Paul Marshall, the man behind the Lone Wolf moniker, has maintained a struggle against anxiety over the past three years following the release of his highly acclaimed sophomore album The Lovers, even to the point that some found it hard to believe that he would ever release new music again. At a time, this included Marshall himself, and it did, in fact, take something from which he drew a deep passion from to bring him back into the game. Third studio album Lodge is developed out of a heartfelt need to dedicate something to the actual Lodge, a studio-slash-converted barn where he had always felt most comfortable, as it was due to be taken apart. Locking himself up in the Lodge alongside David Wärmegård, trumpeter, for six days, the two had developed what is Marshall’s most palpably emotive work yet.
Featuring primarily Marshall’s piano work and Wärmgård’s soothing trumpet, the two create a sparse and haunting sonic landscape devoid of past dabblings in electronica which Lone Wolf had once been directly correlated towards. In the place of any form of synthetics comes a wholly organic work, trading out glass tables for strong chestnut, and placing Marshall’s emotional vocals bravely at the entire forefront of the operation. It’s a love letter chilling in its brutal honesty, aiming to move beyond the trite typicalities of what a musical depiction of an adoration or embracement usually envelopes to encapsulate the brooding, introverted sense of actual human thought.
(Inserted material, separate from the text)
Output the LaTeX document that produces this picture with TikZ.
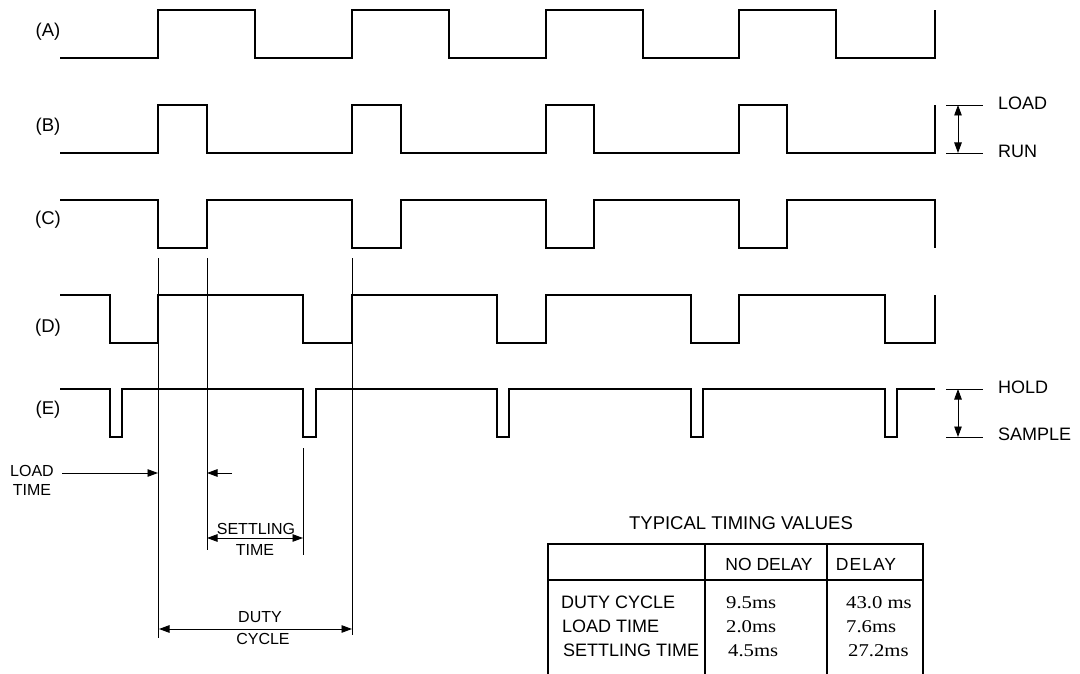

Marshall forthrightly bears his tussles with anxiety on his sleeve, exemplifying how easy it may be for him to slip back into wrongful temptation and a sad state of being. He’s not okay, stating quite frankly, for instance, a need to drink himself into a stupor on lead single “Give Up”. For what it’s worth, bearing his soul and emotions on this record displays a true folk artist’s characteristic effort to display all facets of the human being, even throughout the bad. It makes for an evocative release, given the palpable sentiment showcased from beginning to end. Lodge, case in point, is Lone Wolf’s best album yet. We, for a few, hope that there’s still more to come.